##### SUPPLIED MATERIAL
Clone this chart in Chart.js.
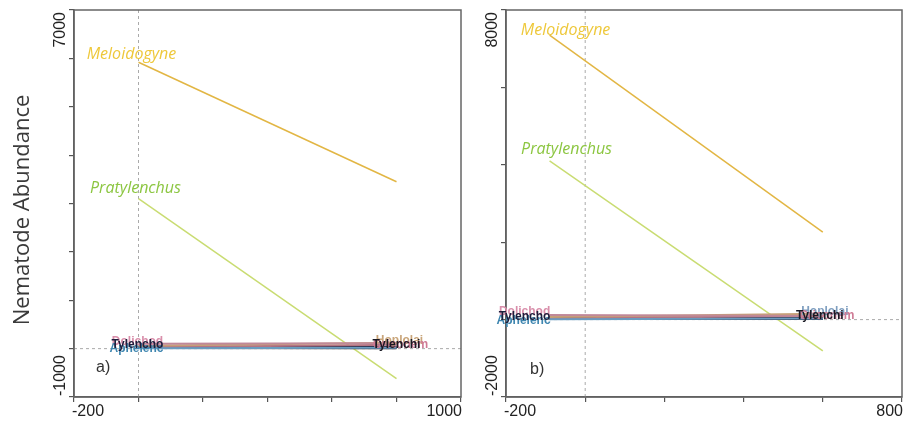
<!DOCTYPE html>
<html>
<head>
<meta charset="utf-8">
<script src="https://cdn.jsdelivr.net/npm/chart.js@4.4.1/dist/chart.umd.min.js"></script>
<style>
  html, body { margin: 0; padding: 0; background: #fff; }
  #wrap { position: relative; width: 903px; height: 422px; }
  canvas { position: absolute; top: 0; }
</style>
</head>
<body>
<div id="wrap">
  <canvas id="chartA" width="470" height="422" style="left:0"></canvas>
  <canvas id="chartB" width="433" height="422" style="left:470px"></canvas>
</div>
<script>
// time axis (start / end of each response line)
const timeA = [0, 800];
const timeB = [-90, 600];

// panel a) abundances
const meloA = [5920, 3450];
const pratA = [3100, -620];
const doliA = [100, 110];
const tyloA = [40, 30];
const apheA = [10, 20];
const hoplA = [60, 120];
const criA  = [30, 80];
const tyliA = [20, 15];

// panel b) abundances
const meloB = [7350, 2260];
const pratB = [4100, -810];
const doliB = [120, 90];
const tyloB = [60, 30];
const apheB = [10, 30];
const hoplB = [70, 150];
const criB  = [30, 100];
const tyliB = [30, 20];

// axis ranges and end labels
const xRangeA = [-200, 1000];
const yRangeA = [-1000, 7000];
const xRangeB = [-200, 800];
const yRangeB = [-2000, 8000];

const tickFont = "16px 'Liberation Sans', Arial, sans-serif";
const taxonFont = "italic 16px 'Open Sans', sans-serif";
const smallFont = "bold 12px 'Liberation Sans', Arial, sans-serif";

function series(label, xs, ys, color, width, tag) {
  return {
    label: label,
    data: xs.map((x, i) => ({ x: x, y: ys[i] })),
    borderColor: color,
    backgroundColor: color,
    borderWidth: width,
    pointRadius: 0,
    showLine: true,
    tag: tag
  };
}

const annot = {
  id: 'annot',
  beforeDatasetsDraw(chart) {
    const { ctx, chartArea: a, scales: { x, y } } = chart;
    ctx.save();
    ctx.strokeStyle = '#aaa';
    ctx.lineWidth = 1;
    ctx.setLineDash([3, 3]);
    const x0 = x.getPixelForValue(0), y0 = y.getPixelForValue(0);
    ctx.beginPath();
    ctx.moveTo(x0, a.top); ctx.lineTo(x0, a.bottom);
    ctx.moveTo(a.left, y0); ctx.lineTo(a.right, y0);
    ctx.stroke();
    ctx.restore();
  },
  afterDatasetsDraw(chart, args, opts) {
    const { ctx, chartArea: a, scales: { x, y } } = chart;
    ctx.save();
    // frame
    ctx.strokeStyle = '#666';
    ctx.lineWidth = 1.5;
    ctx.strokeRect(a.left, a.top, a.right - a.left, a.bottom - a.top);

    // taxon labels
    chart.data.datasets.forEach(ds => {
      const t = ds.tag;
      if (!t) return;
      const p = t.at === 'end' ? ds.data[ds.data.length - 1] : ds.data[0];
      ctx.font = t.font;
      ctx.fillStyle = t.color;
      ctx.textAlign = 'center';
      ctx.textBaseline = 'middle';
      ctx.fillText(ds.label, x.getPixelForValue(p.x) + t.dx, y.getPixelForValue(p.y) + t.dy);
    });

    // end tick labels
    ctx.fillStyle = '#222';
    ctx.font = tickFont;
    ctx.textBaseline = 'middle';
    ctx.textAlign = 'left';
    ctx.fillText(String(x.min), x.getPixelForValue(x.min) - 2, a.bottom + 15);
    ctx.textAlign = 'right';
    ctx.fillText(String(x.max), x.getPixelForValue(x.max) + 1, a.bottom + 15);
    ctx.save();
    ctx.translate(a.left - 13, 0);
    ctx.rotate(-Math.PI / 2);
    ctx.textAlign = 'right';
    ctx.fillText(String(y.max), -(y.getPixelForValue(y.max) + 2), 0);
    ctx.textAlign = 'left';
    ctx.fillText(String(y.min), -(y.getPixelForValue(y.min) - 1), 0);
    ctx.restore();

    // panel tag
    ctx.font = tickFont;
    ctx.fillStyle = '#333';
    ctx.textAlign = 'left';
    ctx.fillText(opts.panel, opts.panelX, opts.panelY);

    // y title
    if (opts.yTitle) {
      ctx.save();
      ctx.translate(23, 210);
      ctx.rotate(-Math.PI / 2);
      ctx.font = "22px 'Open Sans', sans-serif";
      ctx.fillStyle = '#3a3a3a';
      ctx.textAlign = 'center';
      ctx.fillText(opts.yTitle, 0, 0);
      ctx.restore();
    }
    ctx.restore();
  }
};

function axis(range, step, width, height) {
  return {
    type: 'linear',
    min: range[0],
    max: range[1],
    ticks: { display: false, stepSize: step },
    grid: { display: true, drawOnChartArea: false, drawTicks: true, tickLength: 5, color: '#555', lineWidth: 1.2 },
    border: { display: true, color: '#555', width: 1.5 },
    afterFit: s => { if (width) s.width = width; if (height) s.height = height; }
  };
}

function makeChart(id, datasets, xr, yr, xStep, yStep, pad, extra) {
  return new Chart(document.getElementById(id), {
    type: 'scatter',
    data: { datasets: datasets },
    options: {
      responsive: false,
      animation: false,
      layout: { autoPadding: false, padding: pad },
      plugins: { legend: { display: false }, tooltip: { enabled: false }, annot: extra },
      scales: {
        x: axis(xr, xStep, 0, 25),
        y: axis(yr, yStep, 20, 0)
      }
    },
    plugins: [annot]
  });
}

const gold = '#e2b644', green = '#c9dc72';

const dsA = [
  series('Dolichod', timeA, doliA, '#c08898', 2, { at: 'start', dx: -1, dy: -2, color: '#d98fab', font: smallFont }),
  series('Aphelenc', timeA, apheA, '#6a9cc0', 2, { at: 'start', dx: -2, dy: 1, color: '#3f86b0', font: smallFont }),
  series('Hoplolai', timeA, hoplA, '#c6a078', 2, { at: 'end', dx: 3, dy: -2, color: '#c9a57a', font: smallFont }),
  series('Criconem', timeA, criA, '#b47484', 2, { at: 'end', dx: 4, dy: 0, color: '#cf7b95', font: smallFont }),
  series('Tylencho', timeA, tyloA, '#22223a', 2.5, { at: 'start', dx: -1, dy: -2, color: '#1e1e3c', font: smallFont }),
  series('Tylenchi', timeA, tyliA, '#111118', 2.5, { at: 'end', dx: 0, dy: -3, color: '#1a1a24', font: smallFont }),
  series('Meloidogyne', timeA, meloA, gold, 1.5, { at: 'start', dx: -7, dy: -8, color: '#eec83a', font: taxonFont }),
  series('Pratylenchus', timeA, pratA, green, 1.5, { at: 'start', dx: -3, dy: -10, color: '#8cc641', font: taxonFont })
];

const dsB = [
  series('Dolichod', timeB, doliB, '#c08898', 2, { at: 'start', dx: -25, dy: -3, color: '#d98fab', font: smallFont }),
  series('Aphelenc', timeB, apheB, '#6a9cc0', 2, { at: 'start', dx: -26, dy: 1, color: '#3f86b0', font: smallFont }),
  series('Hoplolai', timeB, hoplB, '#c6a078', 2, { at: 'end', dx: 2, dy: -2, color: '#7f9fc0', font: smallFont }),
  series('Criconem', timeB, criB, '#b47484', 2, { at: 'end', dx: 4, dy: 0, color: '#cf7b95', font: smallFont }),
  series('Tylencho', timeB, tyloB, '#22223a', 2.5, { at: 'start', dx: -25, dy: -1, color: '#1e1e3c', font: smallFont }),
  series('Tylenchi', timeB, tyliB, '#111118', 2.5, { at: 'end', dx: -3, dy: -3, color: '#1a1a24', font: smallFont }),
  series('Meloidogyne', timeB, meloB, gold, 1.5, { at: 'start', dx: 16, dy: -5, color: '#eec83a', font: taxonFont }),
  series('Pratylenchus', timeB, pratB, green, 1.5, { at: 'start', dx: 17, dy: -11, color: '#8cc641', font: taxonFont })
];

makeChart('chartA', dsA, xRangeA, yRangeA, 200, 1000,
  { left: 54, right: 9, top: 10, bottom: 0 },
  { panel: 'a)', panelX: 96, panelY: 368, yTitle: 'Nematode Abundance' });

makeChart('chartB', dsB, xRangeB, yRangeB, 200, 2000,
  { left: 16, right: 1, top: 10, bottom: 0 },
  { panel: 'b)', panelX: 60, panelY: 370 });
</script>
</body>
</html>
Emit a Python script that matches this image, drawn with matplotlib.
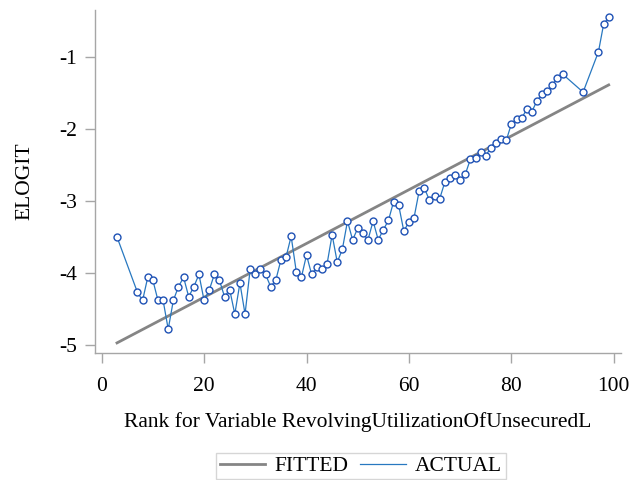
import matplotlib
matplotlib.use("Agg")
import matplotlib.pyplot as plt
from matplotlib.lines import Line2D

# Ranks present in the data (4-6, 91-93, 95-96 missing)
ranks = [3] + list(range(7, 91)) + [94, 97, 98, 99]

actual = [
    -3.50,
    -4.27, -4.38, -4.06, -4.10, -4.38, -4.38, -4.78, -4.38, -4.19, -4.06,
    -4.33, -4.19, -4.02, -4.38, -4.24, -4.02, -4.10, -4.33, -4.23, -4.57,
    -4.14, -4.57, -3.95, -4.02, -3.95, -4.02, -4.19, -4.10, -3.82, -3.78,
    -3.49, -3.98, -4.06, -3.75, -4.02, -3.92, -3.95, -3.88, -3.47, -3.85,
    -3.67, -3.28, -3.54, -3.38, -3.45, -3.54, -3.28, -3.54, -3.40, -3.27,
    -3.01, -3.06, -3.42, -3.29, -3.23, -2.86, -2.82, -2.99, -2.93, -2.97,
    -2.74, -2.68, -2.64, -2.71, -2.63, -2.42, -2.41, -2.32, -2.37, -2.26,
    -2.19, -2.14, -2.16, -1.93, -1.86, -1.85, -1.73, -1.76, -1.61, -1.52,
    -1.48, -1.39, -1.29, -1.24,
    -1.49, -0.93, -0.55, -0.45,
]

# FITTED regression line end points
fitted_x = [3, 99]
fitted_y = [-4.97, -1.39]

xticks = [0, 20, 40, 60, 80, 100]
yticks = [-5, -4, -3, -2, -1]

FITTED_COLOR = '#858585'
ACTUAL_COLOR = '#2878c0'

plt.rcParams['font.family'] = ['Liberation Serif', 'DejaVu Serif']

fig = plt.figure(figsize=(6.4, 4.8), dpi=100)
ax = fig.add_axes([0.1484, 0.2646, 0.8219, 0.7146])

ax.plot(fitted_x, fitted_y, color=FITTED_COLOR, linewidth=2.0)
ax.plot(ranks, actual, color=ACTUAL_COLOR, linewidth=0.9, marker='o',
        markersize=5, markerfacecolor='white', markeredgecolor='#1f52b5',
        markeredgewidth=1.0)

ax.set_xlim(-1.3, 101.4)
ax.set_ylim(-5.11, -0.35)
ax.set_xticks(xticks)
ax.set_yticks(yticks)
ax.set_yticklabels([str(v) for v in yticks])

for side in ['top', 'right']:
    ax.spines[side].set_visible(False)
for side in ['left', 'bottom']:
    ax.spines[side].set_color('#a6a6a6')
    ax.spines[side].set_linewidth(1.0)
ax.tick_params(axis='both', colors='#a6a6a6', length=7, width=1.0,
               labelcolor='black', labelsize=15.5)
ax.tick_params(axis='x', pad=10)
ax.tick_params(axis='y', pad=6)

ax.set_xlabel('Rank for Variable RevolvingUtilizationOfUnsecuredL',
              fontsize=15.5, labelpad=12)
ax.set_ylabel('ELOGIT', fontsize=15.5, labelpad=18)

# legend shows plain lines only
handles = [Line2D([], [], color=FITTED_COLOR, linewidth=2.0),
           Line2D([], [], color=ACTUAL_COLOR, linewidth=0.9)]
leg = fig.legend(handles, ['FITTED', 'ACTUAL'], loc='center', ncol=2,
                 bbox_to_anchor=(361 / 640, 1 - 466 / 480),
                 fontsize=15.5, frameon=True, fancybox=False,
                 handlelength=2.1, handletextpad=0.45, columnspacing=0.55,
                 borderpad=0.15, borderaxespad=0.0)
leg.get_frame().set_edgecolor('#cccccc')
leg.get_frame().set_linewidth(1.0)

fig.savefig('out.png', dpi=100)
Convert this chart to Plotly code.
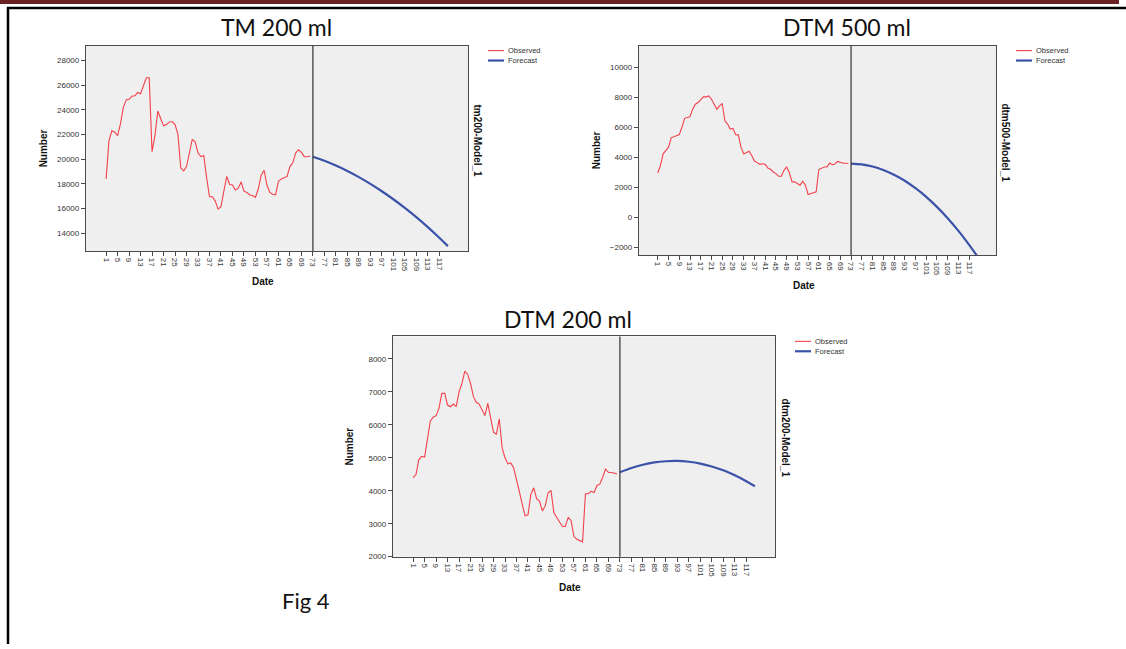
##########
* _WRITTEN TASK_
Exactly as written, repeat the lines from the beginning of the entries up to and including the line with "const tyliA = [20, 15];", but not the pictures.

* _FINAL RESULT_
Clone this chart in Chart.js.
<!DOCTYPE html>
<html>
<head>
<meta charset="utf-8">
<script src="https://cdn.jsdelivr.net/npm/chart.js@4.4.1/dist/chart.umd.min.js"></script>
<style>
  html, body { margin: 0; padding: 0; background: #fff; }
  #wrap { position: relative; width: 903px; height: 422px; }
  canvas { position: absolute; top: 0; }
</style>
</head>
<body>
<div id="wrap">
  <canvas id="chartA" width="470" height="422" style="left:0"></canvas>
  <canvas id="chartB" width="433" height="422" style="left:470px"></canvas>
</div>
<script>
// time axis (start / end of each response line)
const timeA = [0, 800];
const timeB = [-90, 600];

// panel a) abundances
const meloA = [5920, 3450];
const pratA = [3100, -620];
const doliA = [100, 110];
const tyloA = [40, 30];
const apheA = [10, 20];
const hoplA = [60, 120];
const criA  = [30, 80];
const tyliA = [20, 15];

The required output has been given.